I love to use the “Underpants Gnomes” analogy from South Park. If you’re not familiar with it, the gnomes have a three part plan that begins with stealing all the underwear in the world and ends with taking over the world. Cartman, I believe, points out they don’t have a “step B”, their answer “we haven’t figured that part out yet.” My life seems to be like that right now, I’m driven to fully express myself, to live authentically, I struggle with how to get there though.

Back to my six year old self living authentically, it’s no picnic for them either. The fear of discovery is very real for them, if anything access to transgender healthcare is even more limited for them. Their parents live in fear as well, aside from fearing for their children’s safety and sanity, it is an absolute maze of health care professionals, not to mention the fear that child services may hold their families under a microscope as well. In an ideal world, this would be any other birth defect and quickly and easily corrected but it’s not. I don’t fear myself now and I don’t fear myself “then” (before and after). I fear the in between the most. I want very much to continue HRT and incorporate estrogens, though I’m still struggling with my concept of my “in between self”. I’ve seen that person, and I’m afraid of them (me). No doubt it would be an easier life had I waded in to the gender pool early in my life, rather than having to jump in the deep end as I feel I am now.

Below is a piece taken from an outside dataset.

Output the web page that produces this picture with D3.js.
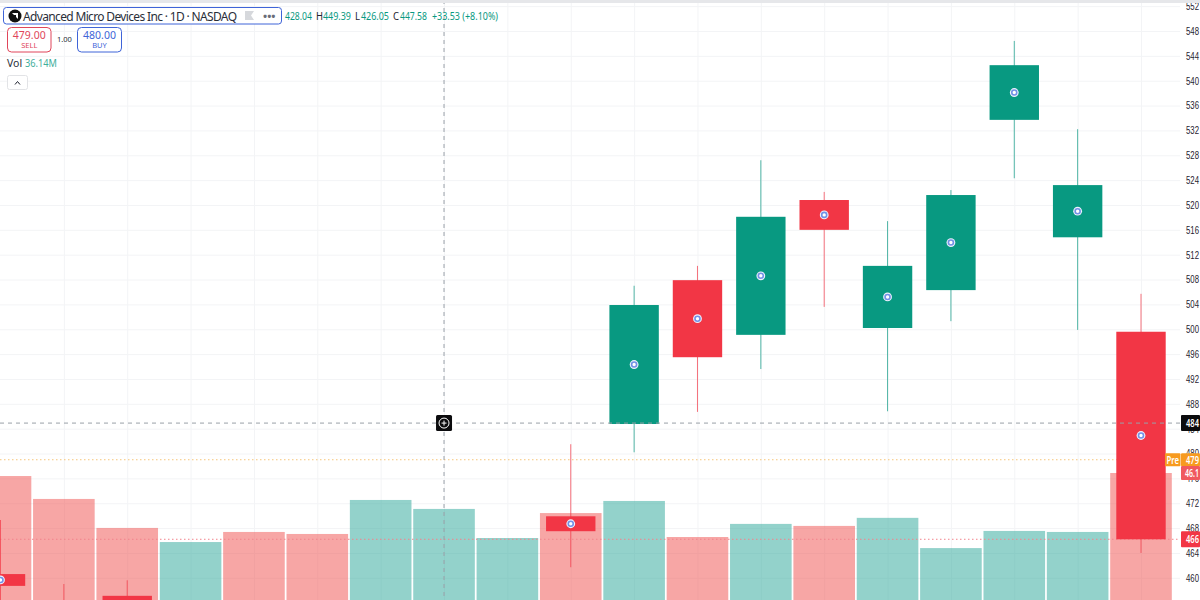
<!DOCTYPE html>
<html lang="en">
<head>
<meta charset="UTF-8">
<title>AMD 1D</title>
<script src="https://d3js.org/d3.v7.min.js"></script>
<style>
  html, body { margin: 0; padding: 0; background: #fff; overflow: hidden; }
  svg { display: block; font-family: "Noto Sans", "Open Sans", sans-serif; }
  .tick text { font-size: 10.5px; fill: #1f2330; }
</style>
</head>
<body>
<div id="chart"></div>
<script>
  // volume bars, slot 0 is the bar cut by the left edge
  const volumes = [49.2, 40.1, 28.6, 23.0, 27.0, 26.2, 39.7, 36.14, 24.6, 34.5, 39.3, 25.0, 30.2, 29.4, 32.6, 20.6, 27.4, 27.0, 50.4];
  const volumeUp = [0, 0, 0, 1, 0, 0, 1, 1, 1, 0, 1, 0, 1, 0, 1, 1, 1, 1, 0];

  // candles, most of the early ones sit under the visible range
  const candleSlots = [0, 1, 2, 7, 9, 10, 11, 12, 13, 14, 15, 16, 17, 18];
  const opens  = [460.6, 455.0, 457.1, 428.04, 469.9, 484.75, 507.9, 499.1, 520.8, 500.2, 506.3, 533.7, 514.8, 499.6];
  const highs  = [469.3, 459.0, 459.6, 449.39, 481.5, 507.0, 510.2, 527.2, 522.1, 517.4, 522.4, 546.4, 532.2, 505.7];
  const lows   = [455.0, 448.0, 449.0, 426.05, 461.7, 480.2, 486.7, 493.6, 503.6, 486.8, 501.3, 524.3, 499.9, 464.0];
  const closes = [458.7, 452.0, 452.0, 447.58, 467.5, 503.9, 495.5, 518.1, 516.0, 510.2, 521.6, 542.5, 523.2, 466.2];

  const priceTicks = [460, 464, 468, 472, 476, 480, 484, 488, 492, 496, 500, 504, 508, 512, 516, 520, 524, 528, 532, 536, 540, 544, 548, 552];
  const crossPrice = 484.9;
  const prePrice = 479;
  const lastPrice = 466.2;

  const width = 1200, height = 600, paneRight = 1180;
  const red = "#f23645", teal = "#089981";

  const svg = d3.select("#chart").append("svg").attr("width", width).attr("height", height);

  const x = d3.scaleLinear().domain([0, 18]).range([0.5, 1141]);
  const y = d3.scaleLinear().domain([460, 548]).range([577.8, 31]);
  const vol = d3.scaleLinear().domain([0, 50.4]).range([600, 473]);

  // grid
  const gridX = svg.append("g").attr("transform", `translate(0,${height})`)
    .call(d3.axisBottom(x).tickValues(d3.range(1, 19)).tickSize(-height).tickFormat(""));
  gridX.select(".domain").remove();
  gridX.selectAll("line").attr("stroke", "#f3f4f6");

  const gridY = svg.append("g")
    .call(d3.axisLeft(y).tickValues(priceTicks).tickSize(-paneRight).tickFormat(""));
  gridY.select(".domain").remove();
  gridY.selectAll("line").attr("stroke", "#f3f4f6");

  // volume
  svg.append("g").selectAll("rect")
    .data(volumes)
    .join("rect")
    .attr("x", (d, i) => x(i) - 30.8)
    .attr("y", d => vol(d))
    .attr("width", 61.6)
    .attr("height", d => vol(0) - vol(d))
    .attr("fill", (d, i) => volumeUp[i] ? "#27a597" : "#ef4d4b")
    .attr("fill-opacity", 0.5);

  // price lines, the candles cover these two
  function hLine(price, color, dash) {
    svg.append("line").attr("x1", 0).attr("x2", paneRight)
      .attr("y1", y(price)).attr("y2", y(price))
      .attr("stroke", color).attr("stroke-dasharray", dash);
  }
  hLine(prePrice, "#f6c67a", "1.5 2.5");
  hLine(lastPrice, "#f2838c", "1.5 2.5");

  // candles
  const candles = candleSlots.map((slot, i) => ({
    slot, open: opens[i], high: highs[i], low: lows[i], close: closes[i]
  }));
  const candleColor = d => d.close >= d.open ? teal : red;

  const candle = svg.append("g").selectAll("g").data(candles).join("g");
  candle.append("line")
    .attr("x1", d => x(d.slot)).attr("x2", d => x(d.slot))
    .attr("y1", d => y(d.high)).attr("y2", d => y(d.low))
    .attr("stroke", candleColor).attr("stroke-opacity", 0.7);
  candle.append("rect")
    .attr("x", d => x(d.slot) - 24.7)
    .attr("y", d => y(Math.max(d.open, d.close)))
    .attr("width", 49.4)
    .attr("height", d => Math.abs(y(d.open) - y(d.close)))
    .attr("fill", candleColor);
  // marker dot in the middle of each body
  candle.append("circle")
    .attr("cx", d => x(d.slot)).attr("cy", d => y((d.open + d.close) / 2))
    .attr("r", 4.4).attr("fill", "#eef2fd");
  candle.append("circle")
    .attr("cx", d => x(d.slot)).attr("cy", d => y((d.open + d.close) / 2))
    .attr("r", 2.5).attr("fill", "#fff").attr("stroke", "#7391e6").attr("stroke-width", 1.6);

  // crosshair
  hLine(crossPrice, "#9aa0a8", "4 4");
  svg.append("line").attr("x1", x(7)).attr("x2", x(7)).attr("y1", 0).attr("y2", height)
    .attr("stroke", "#9aa0a8").attr("stroke-dasharray", "4 4");

  const plus = svg.append("g").attr("transform", `translate(${x(7)},${y(crossPrice)})`);
  plus.append("rect").attr("x", -8).attr("y", -8).attr("width", 16).attr("height", 16).attr("rx", 1.5).attr("fill", "#0b0b0d");
  plus.append("circle").attr("r", 5).attr("fill", "none").attr("stroke", "#fff");
  plus.append("path").attr("d", "M-2.5,0H2.5M0,-2.5V2.5").attr("stroke", "#fff");

  // price axis, the labels are narrow and run up to the window edge
  const axis = svg.append("g").attr("transform", "translate(1180,0)")
    .call(d3.axisRight(y).tickValues(priceTicks).tickSize(0).tickPadding(6).tickFormat(d3.format("d")));
  axis.select(".domain").remove();
  axis.selectAll("text").attr("textLength", 13).attr("lengthAdjust", "spacingAndGlyphs");

  // axis tags
  function tag(xPos, yMid, w, h, fill, text, textX, textW) {
    svg.append("rect").attr("x", xPos).attr("y", yMid - h / 2).attr("width", w).attr("height", h).attr("rx", 1).attr("fill", fill);
    svg.append("text").attr("x", textX).attr("y", yMid + 3.8).attr("font-size", 10.5).attr("font-weight", 600)
      .attr("fill", "#fff").attr("textLength", textW).attr("lengthAdjust", "spacingAndGlyphs").text(text);
  }
  tag(1181, y(crossPrice), 19, 16, "#0b0b0d", "484", 1186, 13);
  tag(1165, y(prePrice), 15.5, 13, "#f79a1f", "Pre", 1166.5, 12.5);
  tag(1181, y(prePrice), 19, 13, "#f79a1f", "479", 1186, 13);
  tag(1181, 473, 19, 14, "#f0595f", "46.1", 1185, 14);
  tag(1181, y(lastPrice), 19, 16, red, "466", 1186, 13);

  // top stripe
  svg.append("rect").attr("width", width).attr("height", 3).attr("fill", "#e6e7ea");

  // header values
  const headItems = [
    [285, "428.04", teal, 27], [316, "H", "#1f2330", 7], [323, "449.39", teal, 28],
    [355, "L", "#1f2330", 5], [361, "426.05", teal, 28], [393, "C", "#1f2330", 6],
    [400, "447.58", teal, 27], [432, "+33.53 (+8.10%)", teal, 66]
  ];
  const head = svg.append("g").attr("font-size", 10.5);
  headItems.forEach(d => head.append("text").attr("x", d[0]).attr("y", 20).attr("fill", d[2])
    .attr("textLength", d[3]).attr("lengthAdjust", "spacingAndGlyphs").text(d[1]));

  // symbol box
  svg.append("rect").attr("x", 3.5).attr("y", 7.5).attr("width", 278).attr("height", 16.5).attr("rx", 3)
    .attr("fill", "#fff").attr("stroke", "#3f64d8");
  svg.append("circle").attr("cx", 15).attr("cy", 16).attr("r", 6.5).attr("fill", "#111");
  svg.append("path").attr("d", "M12,13H18V19L16,17V15H14Z").attr("fill", "#fff");
  svg.append("text").attr("x", 23).attr("y", 20.5).attr("font-size", 12).attr("fill", "#2a2e39")
    .attr("textLength", 214).text("Advanced Micro Devices Inc · 1D · NASDAQ");
  svg.append("path").attr("d", "M245,11H254L251,15.5L254,20H245Z").attr("fill", "#d6d8dc");
  svg.append("text").attr("x", 263).attr("y", 20).attr("font-size", 11).attr("font-weight", 700).attr("fill", "#6a6d78").text("•••");

  // sell / buy
  function tradeBox(xPos, w, color, price, label) {
    svg.append("rect").attr("x", xPos).attr("y", 27.5).attr("width", w).attr("height", 24.5).attr("rx", 4)
      .attr("fill", "#fff").attr("stroke", color);
    svg.append("text").attr("x", xPos + w / 2).attr("y", 39).attr("text-anchor", "middle").attr("font-size", 10.5).attr("fill", color).text(price);
    svg.append("text").attr("x", xPos + w / 2).attr("y", 48).attr("text-anchor", "middle").attr("font-size", 7.5).attr("fill", color).text(label);
  }
  tradeBox(7.5, 43.5, "#e0455a", "479.00", "SELL");
  tradeBox(77.5, 44, "#3f64d8", "480.00", "BUY");
  svg.append("text").attr("x", 57).attr("y", 42).attr("font-size", 7.5).attr("fill", "#2a2e39").text("1.00");

  svg.append("text").attr("x", 7).attr("y", 67).attr("font-size", 10.5).attr("fill", "#2a2e39").text("Vol");
  svg.append("text").attr("x", 25).attr("y", 67).attr("font-size", 10.5).attr("fill", "#3fae9c")
    .attr("textLength", 32).attr("lengthAdjust", "spacingAndGlyphs").text("36.14M");

  // collapse button
  svg.append("rect").attr("x", 7.5).attr("y", 75.5).attr("width", 20).attr("height", 14).attr("rx", 2)
    .attr("fill", "#fff").attr("stroke", "#e2e3e6");
  svg.append("path").attr("d", "M15,84.5L17.5,81.5L20,84.5").attr("fill", "none").attr("stroke", "#1f2330");
</script>
</body>
</html>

Yet another issue I’ve struggled with lately has been the issue of disclosure, I mention it because knowing I was going to be seeing my parents, I’d let the hair on my legs grow out lately. It’s warm where my parents are and I knew I’d be wearing shorts. Not having shaved my arms, there is a difference in the hair on my legs and my arms. I was sure they would notice and say something. My mom’s reaction “How are you feeling?” (as in, is everything ok?) or something like that. As truthfully as I could, I told her everything was fine and she’s seemed to accept it. It’s not like they don’t know my history and had I might not be coming from the same place (disclosing without really disclosing) I might not understand it to be asking me without really asking me. Full disclosure is not a good planfor them right now, since I still don’t totally know what I’m going to say, but I would have said something had they asked me a direct question. They asked me an indirect question so I gave them an indirect answer.

In the end, my “Easter Dress Dilemma” is about doing the things I have to do in order to be happy with myself. I don’t know the extent to which I will have to modify my body in order to achieve happiness, or who needs to know what, but I don’t know any other way of living at this moment. I do know I won’t be wearing boxers with my pajama bottoms much longer and I couldn’t be happier.